Scaling genetic discovery for organ volumes using machine learning-assisted imputation and bias-corrected GWAS
Authors
Affiliations (1)
Affiliations (1)
- University of Southampton
Abstract
BackgroundMRI-derived organ and tissue volumes are powerful endophenotypes for studying complex disease, but their availability is limited by cost and throughput. We present a scalable framework that combines machine learning-based phenotypic imputation with probabilistic GWAS (POP-GWAS) to enable robust genetic discovery for imaging-derived phenotypes (IDPs). ResultsUsing 37,589 UK Biobank MRI scans and 382 biomarkers, we imputed nine IDPs--including volumes of fat depots, muscle, pancreas, and lung--across [~]450,000 individuals. The POP-GWAS framework integrated measured and imputed traits, correcting for imputation uncertainty and increasing effective sample size by up to 200%. We identified 452 independent loci associated with the nine IDPs. This approach uncovered new insights into the architecture and disease relevance of organ volumes. For example, genetically higher abdominal subcutaneous fat was associated with higher risks of diabetes, polycystic ovary syndrome, cardiovascular disease, gout, osteoarthritis, asthma, psoriasis; higher visceral fat with cholelithiasis and reflux; higher muscle volume with aortic aneurysm, atrial fibrillation, thrombotic events, osteoarthritis, but a lower risk of depression; higher lung volume with higher risks of aortic aneurysm, but a lower risk of heart disease and reflux; higher pancreas volume with lower risk of diabetes.
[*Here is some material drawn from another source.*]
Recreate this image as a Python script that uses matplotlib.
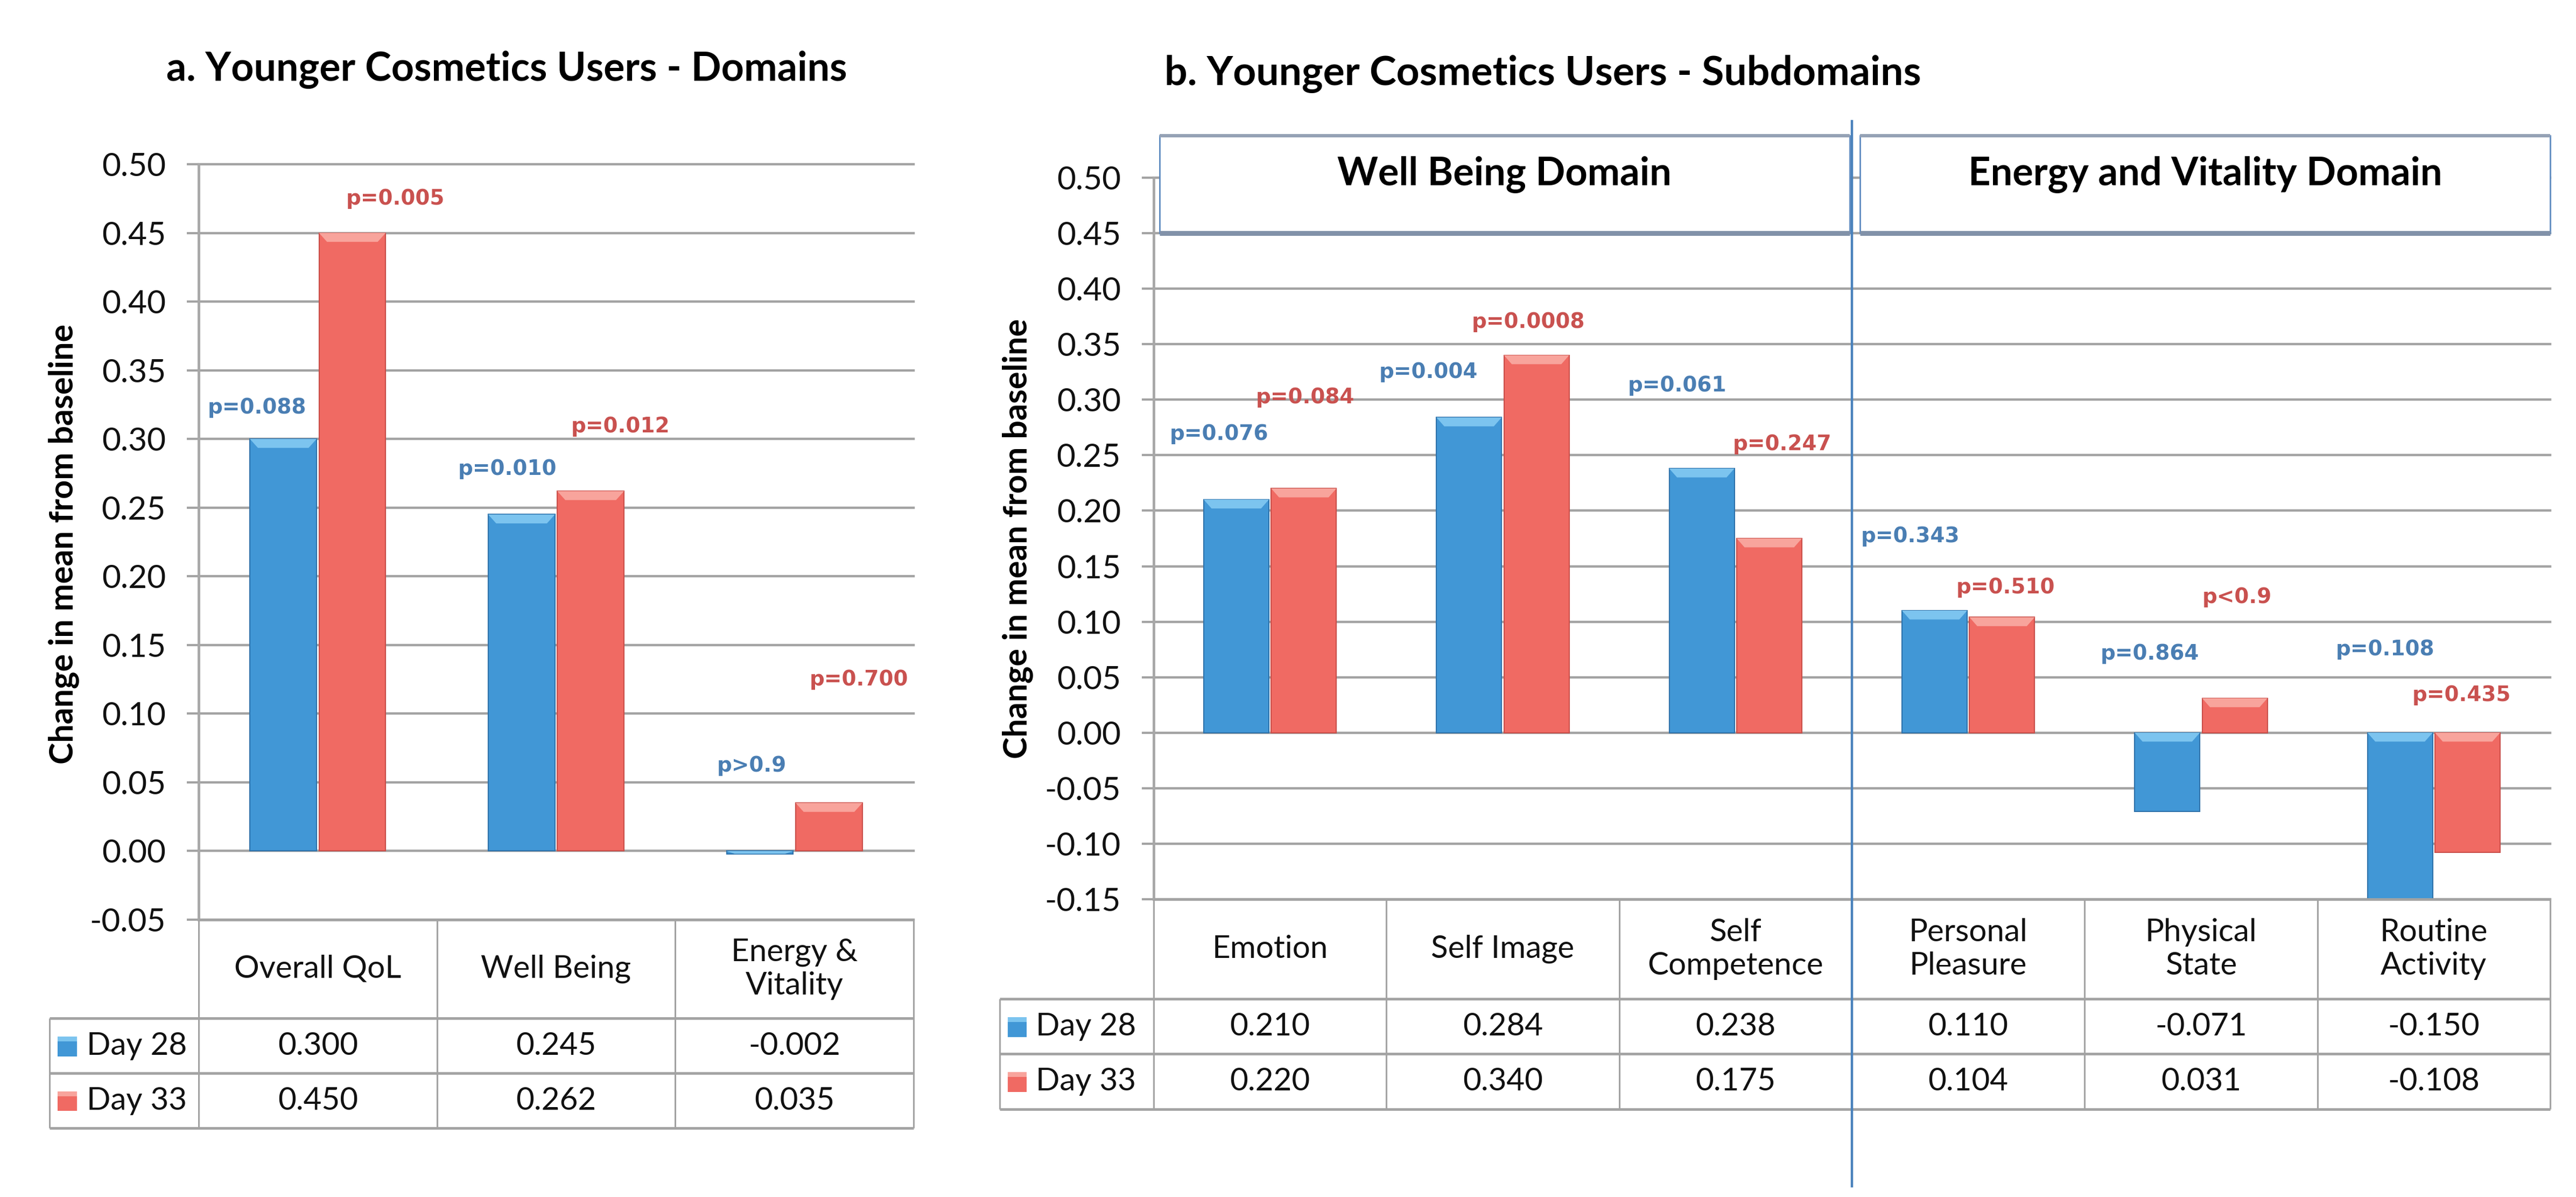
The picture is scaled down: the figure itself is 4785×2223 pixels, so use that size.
import numpy as np
import matplotlib.pyplot as plt
import matplotlib.transforms as mtransforms
from matplotlib.patches import Rectangle, Polygon
from matplotlib.lines import Line2D

plt.rcParams['font.family'] = ['Lato', 'DejaVu Sans']

# ---- data -------------------------------------------------------------
series = ["Day 28", "Day 33"]

cats_a = ["Overall QoL", "Well Being", "Energy &\nVitality"]
day28_a = [0.300, 0.245, -0.002]
day33_a = [0.450, 0.262, 0.035]
pval28_a = ["p=0.088", "p=0.010", "p>0.9"]
pval33_a = ["p=0.005", "p=0.012", "p=0.700"]

cats_b = ["Emotion", "Self Image", "Self\nCompetence",
          "Personal\nPleasure", "Physical\nState", "Routine\nActivity"]
day28_b = [0.210, 0.284, 0.238, 0.110, -0.071, -0.150]
day33_b = [0.220, 0.340, 0.175, 0.104, 0.031, -0.108]
pval28_b = ["p=0.076", "p=0.004", "p=0.061", "p=0.343", "p=0.864", "p=0.108"]
pval33_b = ["p=0.084", "p=0.0008", "p=0.247", "p=0.510", "p<0.9", "p=0.435"]
domains_b = ["Well Being Domain", "Energy and Vitality Domain"]

# p-value label placement: (x offset from category centre, y centre)
lab28_a = [(-0.255, 0.323), (-0.205, 0.278), (-0.18, 0.062)]
lab33_a = [(0.326, 0.475), (0.27, 0.309), (0.27, 0.125)]
lab28_b = [(-0.22, 0.269), (-0.32, 0.325), (-0.25, 0.313),
           (-0.25, 0.177), (-0.22, 0.071), (-0.21, 0.075)]
lab33_b = [(0.15, 0.302), (0.11, 0.370), (0.20, 0.260),
           (0.16, 0.131), (0.155, 0.122), (0.12, 0.034)]

# ---- style -------------------------------------------------------------
BLUE, BLUE_L, BLUE_E = '#4197d6', '#7cc4ef', '#2f72aa'
RED, RED_L, RED_E = '#f06a63', '#f8a49c', '#c94e49'
BLUE_T, RED_T = '#4a7eb3', '#c9514f'
GRID = '#a3a3a3'
BW = 0.28
FS_TXT = 42

W, H = 4785, 2223
fig = plt.figure(figsize=(W / 100, H / 100), dpi=100)


def frac(x0, y0, x1, y1):
    return [x0 / W, 1 - y1 / H, (x1 - x0) / W, (y1 - y0) / H]


def bars(ax, vals, off, col, light, edge, bevel):
    x = np.arange(len(vals)) + off
    bs = ax.bar(x, vals, width=BW, color=col, edgecolor=edge,
                linewidth=1.5, zorder=3)
    for b, v in zip(bs, vals):
        x0, w = b.get_x(), b.get_width()
        top = max(v, 0)
        h = min(bevel, abs(v))
        ins = w * 0.12
        poly = Polygon([[x0, top], [x0 + w, top], [x0 + w - ins, top - h],
                        [x0 + ins, top - h]], closed=True,
                       facecolor=light, edgecolor='none', zorder=4)
        ax.add_patch(poly)


def setup_axis(ax, ymin, ymax, n):
    ax.set_xlim(-0.5, n - 0.5)
    ax.set_ylim(ymin, ymax)
    ticks = np.round(np.arange(ymin, ymax + 0.001, 0.05), 2)
    ax.set_yticks(ticks)
    ax.set_yticklabels([f"{t:.2f}" for t in ticks])
    ax.set_xticks([])
    for s in ['top', 'right', 'bottom']:
        ax.spines[s].set_visible(False)
    ax.spines['left'].set_color('#a8a8a8')
    ax.spines['left'].set_linewidth(3.5)
    ax.tick_params(axis='y', length=16, width=3, color=GRID, pad=28,
                   labelsize=43.5, labelcolor='#111111')
    ax.grid(axis='y', color=GRID, linewidth=3.2, zorder=0)
    ax.set_axisbelow(True)
    for gl in ax.get_ygridlines():
        gl.set_clip_on(False)


def table(ax_t, cats, v28, v33, legw):
    n = len(cats)
    rows = [0, 1.8, 2.8, 3.8]
    ax_t.set_xlim(-0.5 - legw, n - 0.5)
    ax_t.set_ylim(rows[-1], 0)
    ax_t.axis('off')
    kw = dict(color=GRID, solid_capstyle='butt', clip_on=False)
    ax_t.plot([-0.5, n - 0.5], [0, 0], lw=3.5, **kw)
    for r in rows[1:]:
        ax_t.plot([-0.5 - legw, n - 0.5], [r, r], lw=3.5, **kw)
    for k in range(n + 1):
        ax_t.plot([k - 0.5, k - 0.5], [0, rows[-1]], lw=2.2, **kw)
    ax_t.plot([-0.5 - legw, -0.5 - legw], [rows[1], rows[-1]], lw=2.2, **kw)
    for i, c in enumerate(cats):
        ax_t.text(i, rows[1] / 2, c, ha='center', va='center', fontsize=FS_TXT,
                  color='#111111', linespacing=1.2)
        ax_t.text(i, (rows[1] + rows[2]) / 2, f"{v28[i]:.3f}", ha='center',
                  va='center', fontsize=FS_TXT, color='#111111')
        ax_t.text(i, (rows[2] + rows[3]) / 2, f"{v33[i]:.3f}", ha='center',
                  va='center', fontsize=FS_TXT, color='#111111')
    for j, (name, col, light) in enumerate(zip(series, [BLUE, RED],
                                               [BLUE_L, RED_L])):
        yc = (rows[j + 1] + rows[j + 2]) / 2
        x0 = -0.5 - legw + 0.035
        ax_t.add_patch(Rectangle((x0, yc - 0.17), 0.08, 0.36, facecolor=col,
                                 edgecolor='none', clip_on=False))
        ax_t.add_patch(Rectangle((x0, yc - 0.17), 0.08, 0.09, facecolor=light,
                                 edgecolor='none', clip_on=False))
        ax_t.text(x0 + 0.12, yc, name, ha='left', va='center', fontsize=FS_TXT,
                  color='#111111')


def plabels(ax, texts, pos, col):
    for i, (t, (dx, y)) in enumerate(zip(texts, pos)):
        ax.text(i + dx, y, t, ha='center', va='center', color=col,
                fontsize=28, fontweight='bold', family='DejaVu Sans', zorder=6)


# ---- panel a ------------------------------------------------------------
ax_a = fig.add_axes(frac(369, 305, 1697, 1708))
setup_axis(ax_a, -0.05, 0.50, len(cats_a))
bars(ax_a, day28_a, -0.145, BLUE, BLUE_L, BLUE_E, 0.0065)
bars(ax_a, day33_a, 0.145, RED, RED_L, RED_E, 0.0065)
plabels(ax_a, pval28_a, lab28_a, BLUE_T)
plabels(ax_a, pval33_a, lab33_a, RED_T)
ax_ta = fig.add_axes(frac(92, 1708, 1697, 2095))
table(ax_ta, cats_a, day28_a, day33_a, (369 - 92) / 442.7)
fig.text(309 / W, 1 - 150 / H, "a. Younger Cosmetics Users - Domains",
         ha='left', va='baseline', fontsize=53, fontweight='bold')
fig.text(118 / W, 1 - 1010 / H, "Change in mean from baseline", rotation=90,
         ha='center', va='center', fontsize=44, fontweight='bold')

# ---- panel b ------------------------------------------------------------
ax_b = fig.add_axes(frac(2143, 330, 4737, 1670))
setup_axis(ax_b, -0.15, 0.50, len(cats_b))
bars(ax_b, day28_b, -0.145, BLUE, BLUE_L, BLUE_E, 0.008)
bars(ax_b, day33_b, 0.145, RED, RED_L, RED_E, 0.008)
plabels(ax_b, pval28_b, lab28_b, BLUE_T)
plabels(ax_b, pval33_b, lab33_b, RED_T)
ax_tb = fig.add_axes(frac(1857, 1670, 4737, 2060))
table(ax_tb, cats_b, day28_b, day33_b, (2143 - 1857) / 432.3)
fig.text(2163 / W, 1 - 158 / H, "b. Younger Cosmetics Users - Subdomains",
         ha='left', va='baseline', fontsize=54, fontweight='bold')
fig.text(1890 / W, 1 - 1000 / H, "Change in mean from baseline", rotation=90,
         ha='center', va='center', fontsize=44, fontweight='bold')

# domain header boxes
box_top = 0.538
for (x0, x1), name in zip([(-0.475, 2.49), (2.535, 5.5)], domains_b):
    ax_b.add_patch(Rectangle((x0, 0.45), x1 - x0, box_top - 0.45,
                             facecolor='white', edgecolor='#5d8ac0',
                             linewidth=2, clip_on=False, zorder=5))
    ax_b.plot([x0, x1], [0.45, 0.45], color='#8292a9', lw=6.5,
              solid_capstyle='butt', clip_on=False, zorder=6)
    ax_b.plot([x0, x1], [box_top, box_top], color='#95a2b5', lw=4.5,
              solid_capstyle='butt', clip_on=False, zorder=6)
    ax_b.text((x0 + x1) / 2, 0.503, name, ha='center', va='center',
              fontsize=52, fontweight='bold', zorder=7)

# vertical divider between the two domains
trans = mtransforms.blended_transform_factory(ax_b.transData, fig.transFigure)
fig.add_artist(Line2D([2.5, 2.5], [1 - 225 / H, 1 - 2203 / H], transform=trans,
                      color='#4a82bc', linewidth=3.2, zorder=10))

fig.savefig('out.png', dpi=100, facecolor='white')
Tissue enrichment analyses revealed organ-specific patterns, e.g., brain tissue for fat traits and pancreatic for pancreas volume. ConclusionsOur study demonstrates that machine learning-assisted GWAS enables scalable discovery in imaging genetics. This framework advances understanding of organ-specific biology and provides a blueprint for leveraging the remaining >60,000 UK Biobank MRI scans to accelerate genetic discovery and uncover mechanisms of disease.